La grande curiosité de l’album réside dans sa production, volontairement dépouillée, sinon approximative. Les micros des six-cordes sont étouffés, le grain du son plutôt sale, souvent à la limite de la saturation (l’écoute à volume faible est donc souhaitable). Seule la voix semble surmixée, mise en avant, ce qui contribue plus encore à la rendre séduisante et humaine, comme perchée au-dessus d’instruments funambulesques. Le résultat, s’il peut laisser sceptique, n’en reste pas moins un joli pied de nez aux méthodes de production actuelles, qui privilégient souvent les sons numériques, aseptisés, les basses lourdes, enrobantes (y compris lorsqu’il s’agit de pomper les 70’s : L’Incroyable vérité de Sébastien Tellier, en dépit de ses lourds accents floydiens et wyattiens, demeure un album contemporain par excellence). When procède du refus d’une telle production et d’un parti pris : celui d’insuffler au son la chaleur humaine (avec pour corollaire l’introduction de l’erreur humaine, l’aléatoire). De ces choix découlent presque nécessairement une instrumentation réduite (conversations de guitares vintage, percussions chétives, timides claviers, brèves apparitions d’instruments divers) et des compositions squelettiques, décharnées, loin des formatages en vigueur : chacun des dix morceaux égrène quelques notes sporadiques, trace des courbes hésitantes, ralentit, respire, et reprend son chemin sinueux. Et la main de Vincent Gallo de transmettre à chacun de ses instruments une part d’humanité : les deux accords de piano de Apple girl, lointains, sont posés comme des respirations hésitantes, irrégulières. La percussion de Yes I’m lonely s’épuise lentement, se noie dans la mélancolie de la voix de Gallo, comme si elle comprenait la vanité qu’il y a à continuer de jouer, comme si elle faisait sienne le sens de cette phrase que répète le chanteur : « It could be so nice » (ce qui sous-entend que « it is not so nice »).
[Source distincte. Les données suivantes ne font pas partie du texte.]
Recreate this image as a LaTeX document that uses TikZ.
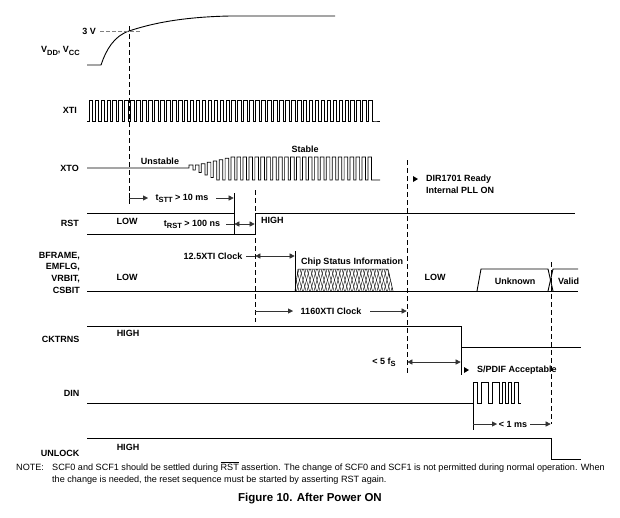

Au final, les morceaux réussissent, on ne sait trop comment, à se maintenir en lévitation. Cotonneux, c’est comme s’ils nous parvenaient de loin, sans que jamais l’on ne réussisse à les empoigner. Et c’est en cela que l’ambition qu’affiche When est à la hauteur de la frustration qu’il provoque au cours des premières écoutes : les plages défilent sur la chaîne, elles nous parviennent mais comme prises dans une nasse qui nous les rend insaisissables, étrangères, en suspension dans l’air. En ce sens, When est un album qui exige que l’on aille à lui, afin de goûter à la quiétude qu’il inspire.